#### EXERCISE TASK
Of the lines in the data below, count the ones holding the string "React", and answer with that number only.

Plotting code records
------------------------------------------------------------

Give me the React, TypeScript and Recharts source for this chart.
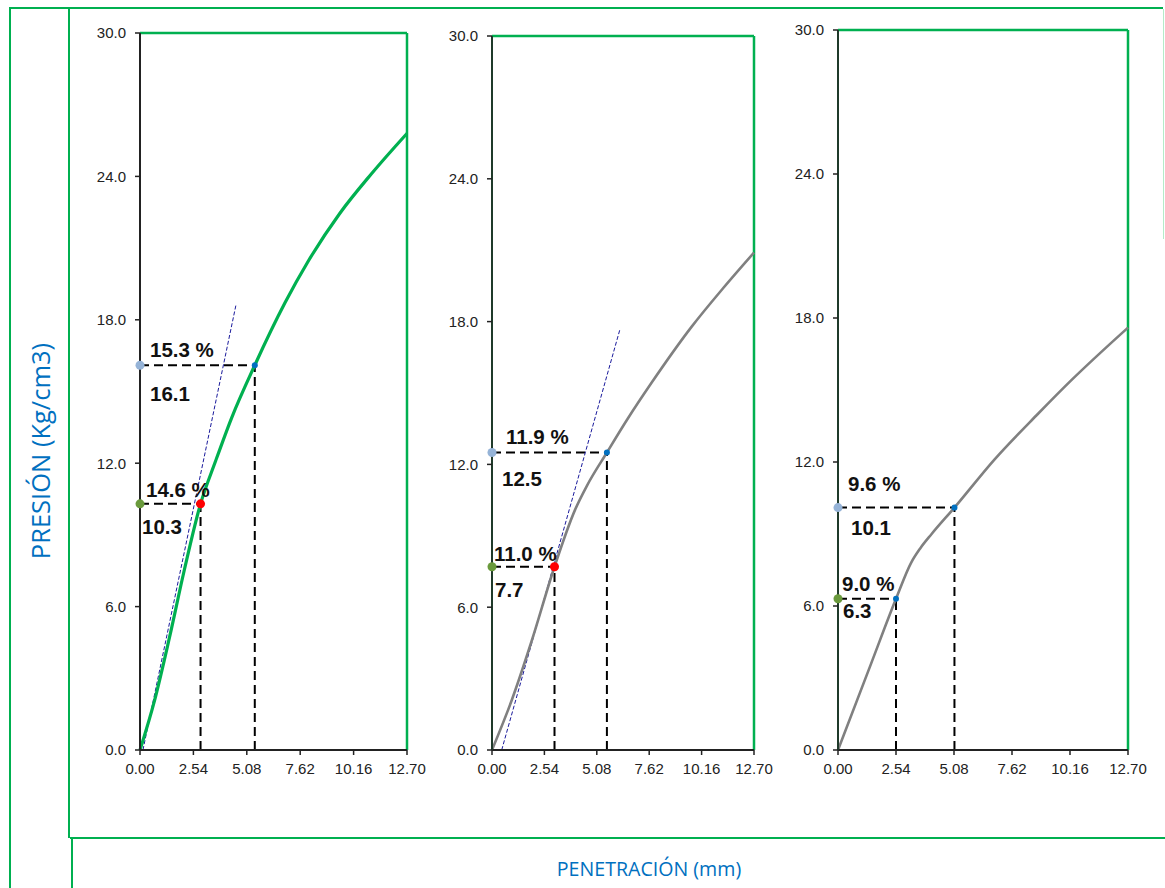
import React from 'react';
import { LineChart, Line, XAxis, YAxis, ReferenceLine, ReferenceDot } from 'recharts';

// ---------- data ----------
const xTicks = [0, 2.54, 5.08, 7.62, 10.16, 12.7];
const yTicks = [0, 6, 12, 18, 24, 30];

// Panel 1 (green curve)
const penetration1 = [0, 0.7, 1.4, 2.1, 2.88, 3.6, 4.36, 5.46, 6.89, 8.0, 9.5, 11.0, 12.7];
const pressure1 = [0, 2.1, 4.7, 7.5, 10.3, 12.1, 13.9, 16.1, 18.7, 20.45, 22.45, 24.1, 25.8];
const tangentX1 = [0.14, 4.56];
const tangentY1 = [0, 18.6];
const pointX1 = [2.88, 5.46];
const pointY1 = [10.3, 16.1];
const pctText1 = ['14.6 %', '15.3 %'];
const valText1 = ['10.3', '16.1'];

// Panel 2 (grey curve)
const penetration2 = [0, 0.96, 1.93, 3.03, 4.03, 4.6, 5.57, 6.6, 7.75, 9.69, 11.2, 12.7];
const pressure2 = [0, 2.1, 4.6, 7.7, 10.1, 11.1, 12.5, 13.95, 15.45, 17.8, 19.4, 20.9];
const tangentX2 = [0.47, 6.21];
const tangentY2 = [0, 17.7];
const pointX2 = [3.03, 5.57];
const pointY2 = [7.7, 12.5];
const pctText2 = ['11.0 %', '11.9 %'];
const valText2 = ['7.7', '12.5'];

// Panel 3 (grey curve)
const penetration3 = [0, 1.45, 2.54, 3.2, 3.6, 4.1, 5.1, 6.85, 8.75, 10.21, 12.7];
const pressure3 = [0, 3.6, 6.3, 7.8, 8.4, 9.0, 10.1, 12.1, 14.0, 15.4, 17.6];
const pointX3 = [2.54, 5.1];
const pointY3 = [6.3, 10.1];
const pctText3 = ['9.0 %', '9.6 %'];
const valText3 = ['6.3', '10.1'];

const toPts = (xs: number[], ys: number[]) => xs.map((x, i) => ({ x, y: ys[i] }));

// ---------- layout / style ----------
const GREEN = '#00B050';
const TICK_FONT = '"Liberation Sans", Arial, sans-serif';

type Offs = { pct: [number, number]; val: [number, number] };

interface PanelProps {
  box: { l: number; t: number; r: number; b: number };
  curve: { x: number; y: number }[];
  curveColor: string;
  curveWidth: number;
  tangent?: { x: number; y: number }[];
  px: number[];
  py: number[];
  pct: string[];
  val: string[];
  offs: Offs[];
  red: boolean[];
  axisColor: string;
}

const makeLabel = (pct: string, val: string, o: Offs) => (props: any) => {
  const vb = props.viewBox || {};
  const cx = (vb.x ?? 0) + (vb.width ?? 0) / 2;
  const cy = (vb.y ?? 0) + (vb.height ?? 0) / 2;
  const st = { fontFamily: TICK_FONT, fontWeight: 700, fontSize: 20.5, fill: '#111' } as any;
  return (
    <g>
      <text x={cx + o.pct[0]} y={cy + o.pct[1]} style={st}>{pct}</text>
      <text x={cx + o.val[0]} y={cy + o.val[1]} style={st}>{val}</text>
    </g>
  );
};

function Panel(p: PanelProps) {
  const { box } = p;
  const mTop = 10, mRight = 30, mBottom = 5, yW = 60, xH = 34;
  const left = box.l - yW;
  const top = box.t - mTop;
  const width = box.r - box.l + yW + mRight;
  const height = box.b - box.t + mTop + mBottom + xH;
  return (
    <div style={{ position: 'absolute', left, top }}>
      <LineChart width={width} height={height} margin={{ top: mTop, right: mRight, bottom: mBottom, left: 0 }}>
        <XAxis
          type="number"
          dataKey="x"
          domain={[0, 12.7]}
          ticks={xTicks}
          interval={0}
          tickFormatter={(v: number) => v.toFixed(2)}
          height={xH}
          axisLine={{ stroke: '#222', strokeWidth: 2 }}
          tickLine={{ stroke: '#222', strokeWidth: 1.5 }}
          tickSize={5}
          tickMargin={8}
          tick={{ fill: '#222', fontSize: 15, fontFamily: TICK_FONT }}
        />
        <YAxis
          type="number"
          dataKey="y"
          domain={[0, 30]}
          ticks={yTicks}
          interval={0}
          tickFormatter={(v: number) => v.toFixed(1)}
          width={yW}
          axisLine={{ stroke: p.axisColor, strokeWidth: 2 }}
          tickLine={{ stroke: '#222', strokeWidth: 1.5 }}
          tickSize={5}
          tickMargin={9}
          tick={{ fill: '#222', fontSize: 15, fontFamily: TICK_FONT }}
        />
        <ReferenceLine y={30} stroke={GREEN} strokeWidth={2.5} ifOverflow="visible" />
        <ReferenceLine x={12.7} stroke={GREEN} strokeWidth={2.5} ifOverflow="visible" />
        {p.px.map((x, i) => (
          <ReferenceLine
            key={'h' + i}
            segment={[{ x: 0, y: p.py[i] }, { x, y: p.py[i] }]}
            stroke="#000"
            strokeWidth={2}
            strokeDasharray="9 5"
            ifOverflow="visible"
          />
        ))}
        {p.px.map((x, i) => (
          <ReferenceLine
            key={'v' + i}
            segment={[{ x, y: 0 }, { x, y: p.py[i] }]}
            stroke="#000"
            strokeWidth={2}
            strokeDasharray="9 5"
            ifOverflow="visible"
          />
        ))}
        {p.tangent && (
          <Line
            data={p.tangent}
            dataKey="y"
            type="linear"
            stroke="#1A1A9C"
            strokeWidth={1}
            strokeDasharray="4 2"
            dot={false}
            activeDot={false}
            isAnimationActive={false}
          />
        )}
        <Line
          data={p.curve}
          dataKey="y"
          type="monotone"
          stroke={p.curveColor}
          strokeWidth={p.curveWidth}
          dot={false}
          activeDot={false}
          isAnimationActive={false}
        />
        {p.px.map((x, i) =>
          p.red[i] ? (
            <ReferenceDot key={'r' + i} x={x} y={p.py[i]} r={4.5} fill="#FF0000" stroke="none" ifOverflow="visible" />
          ) : null
        )}
        {p.px.map((x, i) =>
          !p.red[i] ? (
            <ReferenceDot key={'b' + i} x={x} y={p.py[i]} r={3} fill="#0070C0" stroke="none" ifOverflow="visible" />
          ) : null
        )}
        {p.py.map((y, i) => (
          <ReferenceDot
            key={'a' + i}
            x={0}
            y={y}
            r={4.5}
            fill={i === 0 ? '#6A9A3C' : '#95B3D7'}
            stroke="none"
            ifOverflow="visible"
            label={makeLabel(p.pct[i], p.val[i], p.offs[i])}
          />
        ))}
      </LineChart>
    </div>
  );
}

const frameLine = (style: React.CSSProperties) => (
  <div style={{ position: 'absolute', background: GREEN, ...style }} />
);

export default function App() {
  return (
    <div style={{ position: 'absolute', left: 0, top: 0, width: 1165, height: 888, background: '#fff', overflow: 'hidden' }}>
      {frameLine({ left: 10, top: 7, width: 1153, height: 2 })}
      {frameLine({ left: 9, top: 7, width: 2, height: 881 })}
      {frameLine({ left: 68, top: 7, width: 2, height: 831 })}
      {frameLine({ left: 71, top: 838, width: 2, height: 50 })}
      {frameLine({ left: 70, top: 837, width: 1095, height: 2 })}
      <div style={{ position: 'absolute', left: 1163, top: 9, width: 1, height: 230, background: '#B5EBC8' }} />

      <div
        style={{
          position: 'absolute',
          left: 40,
          top: 451,
          transform: 'translate(-50%, -50%) rotate(-90deg)',
          whiteSpace: 'nowrap',
          fontFamily: '"Open Sans", sans-serif',
          fontSize: 25.5,
          color: '#0070C0',
        }}
      >
        PRESIÓN (Kg/cm3)
      </div>
      <div
        style={{
          position: 'absolute',
          left: 649,
          top: 868,
          transform: 'translate(-50%, -50%)',
          whiteSpace: 'nowrap',
          fontFamily: '"Open Sans", sans-serif',
          fontSize: 19.6,
          color: '#0070C0',
        }}
      >
        PENETRACIÓN (mm)
      </div>

      <Panel
        box={{ l: 140, t: 33, r: 407, b: 750 }}
        curve={toPts(penetration1, pressure1)}
        curveColor={GREEN}
        curveWidth={3.2}
        tangent={toPts(tangentX1, tangentY1)}
        px={pointX1}
        py={pointY1}
        pct={pctText1}
        val={valText1}
        offs={[
          { pct: [6, -7], val: [2, 30] },
          { pct: [10, -8], val: [10, 36] },
        ]}
        red={[true, false]}
        axisColor="#222"
      />
      <Panel
        box={{ l: 492, t: 36, r: 754, b: 750 }}
        curve={toPts(penetration2, pressure2)}
        curveColor="#808080"
        curveWidth={2.6}
        tangent={toPts(tangentX2, tangentY2)}
        px={pointX2}
        py={pointY2}
        pct={pctText2}
        val={valText2}
        offs={[
          { pct: [2, -6], val: [3, 30] },
          { pct: [14, -9], val: [10, 33] },
        ]}
        red={[true, false]}
        axisColor="#1F3A2A"
      />
      <Panel
        box={{ l: 838, t: 30, r: 1128, b: 750 }}
        curve={toPts(penetration3, pressure3)}
        curveColor="#808080"
        curveWidth={2.6}
        px={pointX3}
        py={pointY3}
        pct={pctText3}
        val={valText3}
        offs={[
          { pct: [4, -8], val: [5, 19] },
          { pct: [10, -17], val: [13, 27] },
        ]}
        red={[false, false]}
        axisColor="#1F3A2A"
      />
    </div>
  );
}
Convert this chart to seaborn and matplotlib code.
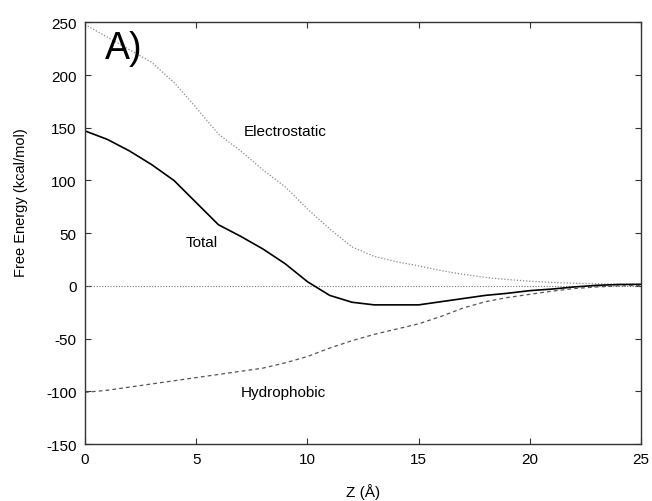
import numpy as np
import pandas as pd
import matplotlib
matplotlib.use("Agg")
import matplotlib.pyplot as plt
import seaborn as sns

# distance along the channel axis (Angstrom)
z = [0, 1, 2, 3, 4, 5, 6, 7, 8, 9, 10, 11, 12, 13, 14, 15, 16, 17, 18, 19, 20, 21, 22, 23, 24, 25]
# free energy components (kcal/mol)
electrostatic = [248, 236, 224, 212, 193, 169, 144, 128, 110, 94, 73, 54, 37, 28, 23, 19,
                 14.5, 11, 8, 6, 4.5, 3.3, 2.5, 2, 1.7, 1.5]
hydrophobic = [-101, -99, -96, -93, -90, -87, -84, -81, -78, -73, -67, -59, -52, -46, -41, -36,
               -29, -21, -15, -11, -8, -5, -2.5, -1, 0, 0.5]
total = [147, 139, 128, 115, 100, 79, 58, 47, 35, 21, 4, -9, -15.5, -18, -18, -18,
         -15, -12, -9, -7, -4.5, -3, -1, 0.5, 1.3, 1.5]

xticks = [0, 5, 10, 15, 20, 25]
yticks = [-150, -100, -50, 0, 50, 100, 150, 200, 250]

df = pd.DataFrame({"z": z, "Electrostatic": electrostatic,
                   "Hydrophobic": hydrophobic, "Total": total})

sns.set_theme(style="ticks")
plt.rcParams["font.family"] = ["Liberation Sans", "DejaVu Sans"]
plt.rcParams["axes.unicode_minus"] = False
plt.rcParams["text.color"] = "black"
plt.rcParams["axes.labelcolor"] = "black"
plt.rcParams["xtick.labelcolor"] = "black"
plt.rcParams["ytick.labelcolor"] = "black"

fig = plt.figure(figsize=(6.52, 5.02), dpi=100)
ax = fig.add_axes([0.1304, 0.1135, 0.8528, 0.840])

# zero line
ax.axhline(0, color="#777777", linewidth=0.8, linestyle=(0, (1, 1.5)), zorder=1)

sns.lineplot(data=df, x="z", y="Electrostatic", ax=ax, color="#888888",
             linewidth=0.9, linestyle=(0, (1, 1.5)))
sns.lineplot(data=df, x="z", y="Total", ax=ax, color="black", linewidth=1.2)
sns.lineplot(data=df, x="z", y="Hydrophobic", ax=ax, color="#555555",
             linewidth=0.9, linestyle=(0, (3, 2.5)))

ax.set_xlim(0, 25)
ax.set_ylim(-150, 250)
ax.set_xticks(xticks)
ax.set_yticks(yticks)
ax.tick_params(direction="in", length=4, width=0.8, color="#333333",
               top=True, right=True, labelsize=11, pad=6)
for s in ax.spines.values():
    s.set_linewidth(1.0)
    s.set_color("#333333")

ax.set_xlabel("Z (Å)", fontsize=11)
ax.set_ylabel("Free Energy (kcal/mol)", fontsize=10.5)
ax.xaxis.set_label_coords(0.5, -0.092)
ax.yaxis.set_label_coords(-0.102, 0.576)

ax.text(9.0, 147, "Electrostatic", fontsize=11, ha="center", va="center")
ax.text(5.24, 41.6, "Total", fontsize=11, ha="center", va="center")
ax.text(8.9, -100.4, "Hydrophobic", fontsize=11, ha="center", va="center")
ax.text(0.9, 226, "A)", fontsize=27, ha="left", va="center")

fig.savefig("out.png", dpi=100)
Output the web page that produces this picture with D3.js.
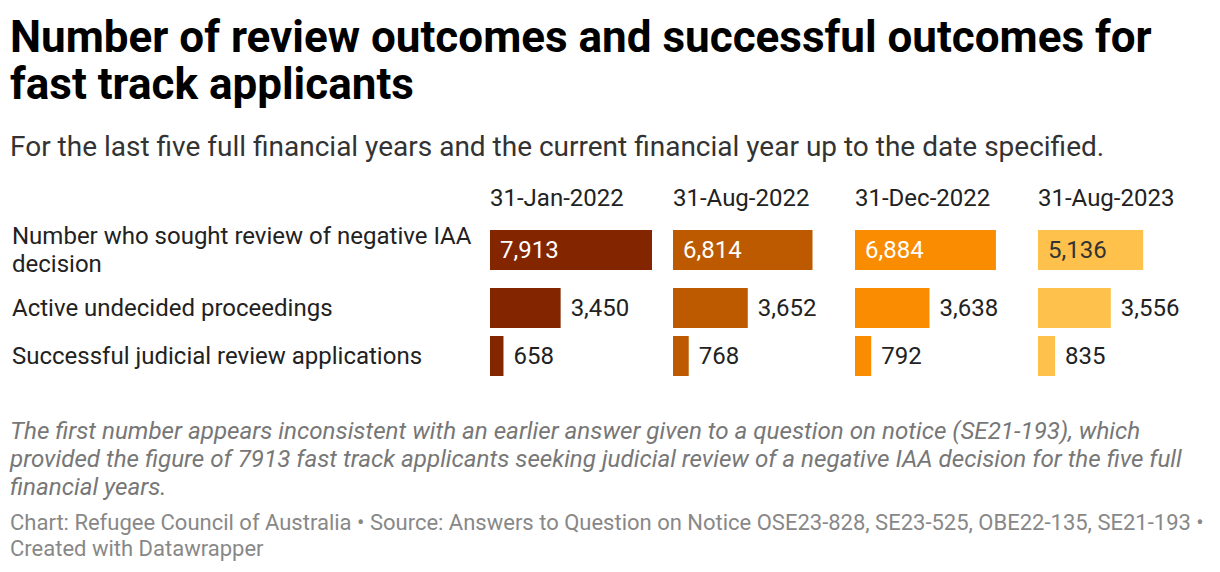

------------------------------------------------------------

#### FULL OUTPUT
3